L’Asie s’impose comme le terrain d’expérimentation privilégié des stablecoins. Tandis que l’Occident avance plus lentement, plusieurs pays de la région accélèrent la mise en place de cadres réglementaires et de projets publics. Le Japon, l’Indonésie et Singapour mènent le mouvement avec un objectif commun : réduire la dépendance au dollar et affirmer leur souveraineté monétaire grâce aux monnaies numériques stables.
Le Japon a pris une longueur d’avance. Depuis juin 2023, une loi encadre strictement les stablecoins. Seuls sont autorisés ceux adossés au yen et émis par des institutions reconnues, comme les banques ou les sociétés fiduciaires. L’objectif est simple : protéger les utilisateurs et encourager l’usage numérique de la monnaie nationale.
Des projets concrets ont déjà vu le jour. Mitsubishi UFJ Trust a lancé Progmat Coin, un stablecoin conçu pour les paiements domestiques et interbancaires. D’autres institutions développent des initiatives similaires, avec l’idée de faire du stablecoin en yen un outil incontournable des paiements numériques au Japon.
L’Indonésie suit une autre voie. Le pays fait face à une dépendance massive aux stablecoins en dollars : plus de 99 % des volumes crypto locaux passent par l’USDT de Tether ou l’USDC de Circle, selon l’autorité de régulation Bappebti. Cette domination inquiète Jakarta, qui redoute une dollarisation croissante de son économie numérique.
Pour répondre, la Banque d’Indonésie développe le Digital Rupiah dans le cadre du projet Garuda. Cette future monnaie numérique de banque centrale devrait coexister avec les stablecoins privés. Elle pourra en même temps renforcer la souveraineté monétaire nationale.
Parallèlement, l’OJK, l’autorité financière indonésienne, a durci la régulation. Les plateformes doivent désormais se conformer à des standards proches du secteur bancaire : gouvernance interne stricte, cybersécurité renforcée et surveillance des flux via l’intelligence artificielle.
Le mouvement dépasse le Japon et l’Indonésie. Aux Philippines, la banque centrale autorise déjà des stablecoins adossés au peso, utilisés pour les transferts de fonds. Un cas d’usage crucial dans un pays où les remittances représentent près de 10 % du PIB.
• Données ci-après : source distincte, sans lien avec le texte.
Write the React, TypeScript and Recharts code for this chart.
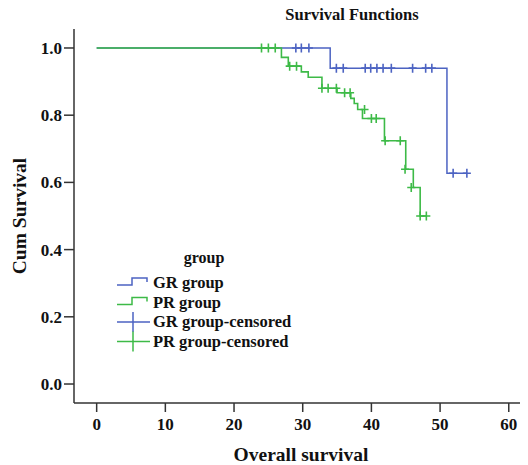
import React from "react";
import { ComposedChart, Line, Scatter, XAxis, YAxis, Customized } from "recharts";

// GR group: event times and survival after each step
const grEventTime = [0, 34.0, 51.0];
const grEventSurv = [1.0, 0.94, 0.627];
const grCensorTime = [29.0, 29.8, 30.9, 34.9, 35.9, 39.1, 39.9, 40.8, 41.7, 42.9, 46.0, 47.9, 48.8, 51.9, 53.9];
const grCensorSurv = [1.0, 1.0, 1.0, 0.94, 0.94, 0.94, 0.94, 0.94, 0.94, 0.94, 0.94, 0.94, 0.94, 0.627, 0.627];

// PR group
const prEventTime = [0, 26.9, 27.9, 29.8, 30.8, 32.8, 35.0, 37.0, 37.5, 38.0, 38.7, 41.9, 45.0, 46.1, 47.1];
const prEventSurv = [1.0, 0.972, 0.946, 0.929, 0.913, 0.88, 0.867, 0.85, 0.835, 0.817, 0.79, 0.724, 0.639, 0.585, 0.5];
const prCensorTime = [24.0, 25.0, 26.0, 28.1, 29.1, 32.8, 33.7, 34.9, 36.1, 36.9, 39.0, 40.0, 40.7, 42.0, 44.2, 44.9, 45.8, 47.1, 48.0];
const prCensorSurv = [1.0, 1.0, 1.0, 0.946, 0.946, 0.88, 0.88, 0.88, 0.867, 0.867, 0.817, 0.79, 0.79, 0.724, 0.724, 0.639, 0.585, 0.5, 0.5];

const xTicks = [0, 10, 20, 30, 40, 50, 60];
const yTicks = [0, 0.2, 0.4, 0.6, 0.8, 1.0];

const legendLabels = ["GR group", "PR group", "GR group-censored", "PR group-censored"];

const BLUE = "#4c63c2";
const GREEN = "#3dba47";
const AXIS = "#333333";
const FONT = "'Liberation Serif', 'Times New Roman', serif";

const toPoints = (ts: number[], ss: number[]) => ts.map((t, i) => ({ t, s: ss[i] }));

const grLine = toPoints(grEventTime, grEventSurv).concat([
  { t: grCensorTime[grCensorTime.length - 1], s: grCensorSurv[grCensorSurv.length - 1] },
]);
const prLine = toPoints(prEventTime, prEventSurv).concat([
  { t: prCensorTime[prCensorTime.length - 1], s: prCensorSurv[prCensorSurv.length - 1] },
]);
const grCensor = toPoints(grCensorTime, grCensorSurv);
const prCensor = toPoints(prCensorTime, prCensorSurv);

const plus = (color: string) => (props: any) => {
  const { cx, cy } = props;
  return (
    <path
      d={`M${cx - 4},${cy}H${cx + 4}M${cx},${cy - 4.5}V${cy + 4.5}`}
      stroke={color}
      strokeWidth={1.6}
      fill="none"
    />
  );
};

function Extras() {
  const colors = [BLUE, GREEN, BLUE, GREEN];
  return (
    <g fontFamily={FONT} fontWeight="bold">
      <text x={352} y={20} textAnchor="middle" fontSize={16.5} fill="#111">
        Survival Functions
      </text>
      <text x={204} y={263} textAnchor="middle" fontSize={16} fill="#111">
        group
      </text>
      {legendLabels.map((label, i) => {
        const y = 283 + i * 19.5;
        const c = colors[i];
        return (
          <g key={label}>
            {i < 2 ? (
              <path
                d={`M117,${y + 2}H132V${y - 5}H147V${y - 1}`}
                stroke={c}
                strokeWidth={1.5}
                fill="none"
              />
            ) : (
              <path d={`M117,${y}H150M133,${y - 10}V${y + 10}`} stroke={c} strokeWidth={1.5} fill="none" />
            )}
            <text x={153} y={y + 5} fontSize={16.5} fill="#111">
              {label}
            </text>
          </g>
        );
      })}
    </g>
  );
}

export default function App() {
  return (
    <div style={{ margin: "-8px 0 0 -8px", width: 528, height: 465, background: "#fff" }}>
      <ComposedChart width={528} height={465} margin={{ top: 29, right: 0, left: 0, bottom: 0 }}>
        <XAxis
          xAxisId="top"
          orientation="top"
          type="number"
          dataKey="t"
          domain={[-3.3, 62.8]}
          allowDataOverflow
          height={0}
          tick={false}
          tickLine={false}
          axisLine={{ stroke: AXIS, strokeWidth: 1.5 }}
        />
        <XAxis
          type="number"
          dataKey="t"
          domain={[-3.3, 62.8]}
          allowDataOverflow
          ticks={xTicks}
          height={62}
          tickSize={9}
          tickMargin={6}
          axisLine={{ stroke: AXIS, strokeWidth: 1.5 }}
          tickLine={{ stroke: AXIS, strokeWidth: 1.5 }}
          tick={{ fill: "#111", fontSize: 17, fontWeight: "bold", fontFamily: FONT }}
          label={{
            value: "Overall survival",
            position: "insideBottom",
            offset: 4,
            fill: "#111",
            fontSize: 19.5,
            fontWeight: "bold",
            fontFamily: FONT,
          }}
        />
        <YAxis
          type="number"
          domain={[-0.0565, 1.0565]}
          allowDataOverflow
          ticks={yTicks}
          width={74}
          tickSize={10}
          tickMargin={2}
          tickFormatter={(v: number) => v.toFixed(1)}
          axisLine={{ stroke: AXIS, strokeWidth: 1.5 }}
          tickLine={{ stroke: AXIS, strokeWidth: 1.5 }}
          tick={{ fill: "#111", fontSize: 17, fontWeight: "bold", fontFamily: FONT }}
          label={{
            value: "Cum Survival",
            angle: -90,
            position: "insideLeft",
            offset: 19,
            style: { textAnchor: "middle" },
            fill: "#111",
            fontSize: 19.5,
            fontWeight: "bold",
            fontFamily: FONT,
          }}
        />
        <Line data={grLine} dataKey="s" type="stepAfter" stroke={BLUE} strokeWidth={1.5} dot={false} isAnimationActive={false} />
        <Line data={prLine} dataKey="s" type="stepAfter" stroke={GREEN} strokeWidth={1.6} dot={false} isAnimationActive={false} />
        <Scatter data={grCensor} dataKey="s" shape={plus(BLUE)} isAnimationActive={false} />
        <Scatter data={prCensor} dataKey="s" shape={plus(GREEN)} isAnimationActive={false} />
        <Customized component={<Extras />} />
      </ComposedChart>
    </div>
  );
}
En Thaïlande, certaines restrictions frappent les stablecoins non autorisés, mais Bangkok explore aussi des usages institutionnels. À Singapour, la Monetary Authority of Singapore (MAS) teste des stablecoins réglementés pour les règlements transfrontaliers.
La tendance est claire : l’Asie du Sud-Est cherche à réduire son exposition au dollar dans les paiements numériques. Elle cherche également à bâtir des cadres réglementés susceptibles d’attirer les investisseurs internationaux.
La mise en place de stablecoins régulés ouvre la voie à une possible « zone stablecoin asiatique », où les monnaies numériques locales seraient interopérables et utilisées dans les échanges intra-ASEAN. Ce modèle pourrait transformer le paysage des paiements régionaux. Et, par la même occasion, réduire le poids des stablecoins mondiaux comme l’USDT.
Certains défis persistent : chaque pays avance à son rythme, l’adoption par le grand public reste progressive, et les géants existants conservent une longueur d’avance. Pourtant, la dynamique est bien enclenchée.
Dans ce contexte, de nouveaux projets émergent. Des initiatives comme SUBBD, qui combinent paiements numériques et innovation décentralisée, montrent l’intérêt croissant pour des solutions capables de s’intégrer dans ce futur régulé. Même à petite échelle, elles confirment que l’Asie attire autant les grandes institutions que les acteurs innovants.
Le Japon, l’Indonésie et Singapour dessinent déjà les contours d’un marché crypto encadré, où les stablecoins deviennent des instruments de souveraineté appelés à remodeler l’équilibre mondial.